Given task: Which lines of the records contain "this"? Collect every one of them.
— start Source material —
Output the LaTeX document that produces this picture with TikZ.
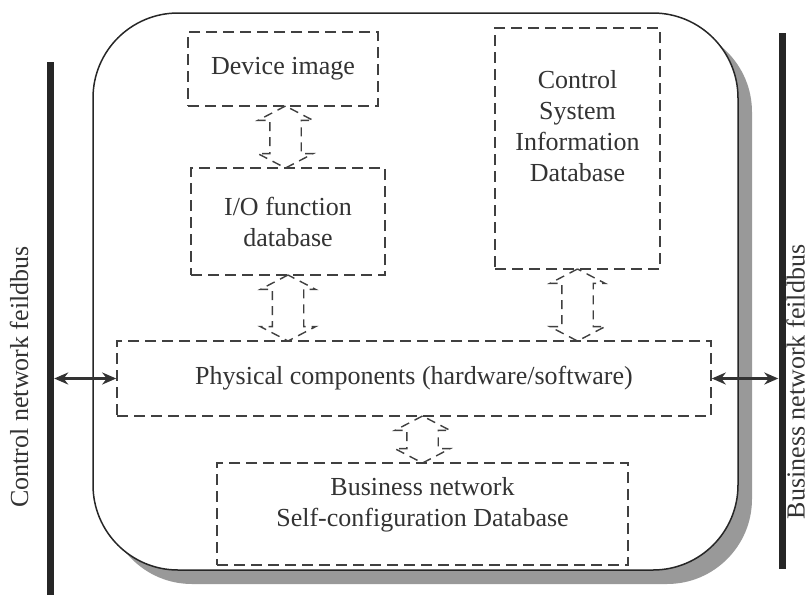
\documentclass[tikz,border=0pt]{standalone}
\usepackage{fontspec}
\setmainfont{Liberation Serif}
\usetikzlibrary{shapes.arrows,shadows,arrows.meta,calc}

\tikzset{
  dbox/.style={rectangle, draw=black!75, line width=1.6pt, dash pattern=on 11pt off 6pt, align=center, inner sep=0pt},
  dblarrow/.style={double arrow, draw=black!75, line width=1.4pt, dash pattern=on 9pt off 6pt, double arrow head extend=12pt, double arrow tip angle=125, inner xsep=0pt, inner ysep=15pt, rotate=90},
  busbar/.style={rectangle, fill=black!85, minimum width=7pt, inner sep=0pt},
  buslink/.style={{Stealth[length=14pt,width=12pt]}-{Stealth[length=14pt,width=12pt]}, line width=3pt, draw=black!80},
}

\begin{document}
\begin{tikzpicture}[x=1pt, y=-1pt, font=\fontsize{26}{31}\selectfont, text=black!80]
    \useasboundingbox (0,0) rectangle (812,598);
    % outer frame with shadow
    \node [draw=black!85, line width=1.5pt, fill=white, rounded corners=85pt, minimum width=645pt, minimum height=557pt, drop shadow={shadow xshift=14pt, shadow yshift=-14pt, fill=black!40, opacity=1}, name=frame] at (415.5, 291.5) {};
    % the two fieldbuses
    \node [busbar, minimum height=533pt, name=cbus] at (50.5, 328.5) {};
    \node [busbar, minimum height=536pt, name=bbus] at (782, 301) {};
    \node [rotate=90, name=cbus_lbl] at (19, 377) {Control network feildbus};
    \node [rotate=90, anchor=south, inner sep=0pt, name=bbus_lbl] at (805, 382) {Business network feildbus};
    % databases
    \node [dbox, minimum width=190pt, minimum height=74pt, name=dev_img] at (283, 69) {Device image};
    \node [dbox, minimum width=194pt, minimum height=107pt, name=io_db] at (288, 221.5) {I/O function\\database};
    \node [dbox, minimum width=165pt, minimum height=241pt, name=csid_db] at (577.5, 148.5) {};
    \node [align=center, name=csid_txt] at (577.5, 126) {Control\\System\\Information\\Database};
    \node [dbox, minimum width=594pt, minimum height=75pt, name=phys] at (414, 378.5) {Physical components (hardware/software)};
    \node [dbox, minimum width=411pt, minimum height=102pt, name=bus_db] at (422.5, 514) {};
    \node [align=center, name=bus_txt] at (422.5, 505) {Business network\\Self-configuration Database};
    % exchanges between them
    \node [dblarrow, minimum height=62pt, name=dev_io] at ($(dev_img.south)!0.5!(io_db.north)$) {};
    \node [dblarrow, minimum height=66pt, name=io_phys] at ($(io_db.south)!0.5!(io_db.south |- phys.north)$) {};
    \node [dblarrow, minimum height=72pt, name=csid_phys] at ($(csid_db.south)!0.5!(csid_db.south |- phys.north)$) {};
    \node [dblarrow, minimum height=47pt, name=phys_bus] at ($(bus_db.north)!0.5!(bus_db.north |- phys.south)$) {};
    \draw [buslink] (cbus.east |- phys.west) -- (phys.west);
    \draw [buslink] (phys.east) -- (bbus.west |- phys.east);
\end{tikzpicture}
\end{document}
— end Source material —
— start Source material —
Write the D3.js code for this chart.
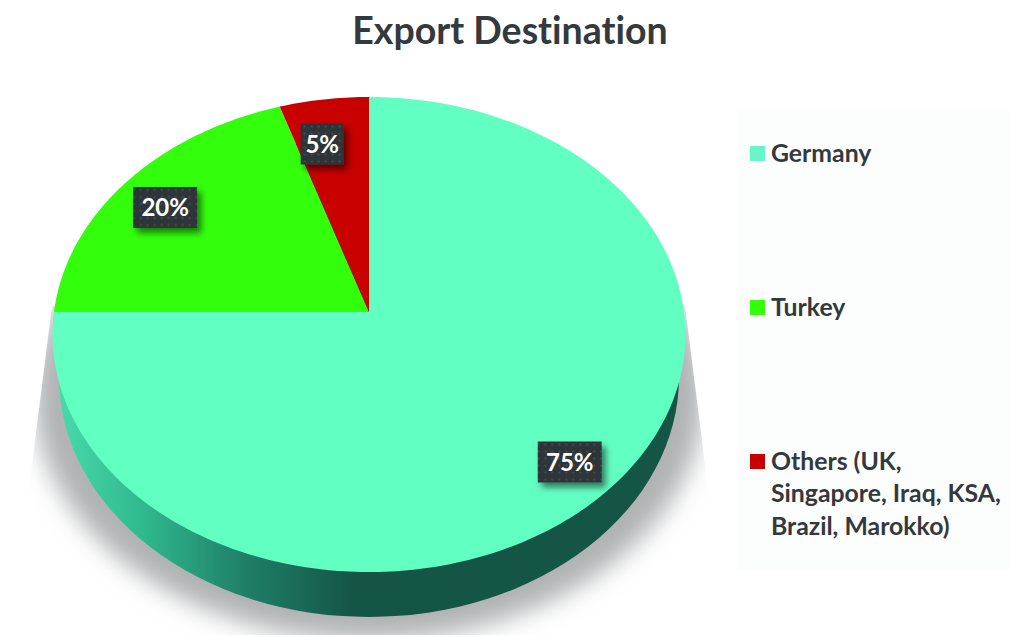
— end Source material —
Task result:
Output the LaTeX document that produces this picture with TikZ.
Write the D3.js code for this chart.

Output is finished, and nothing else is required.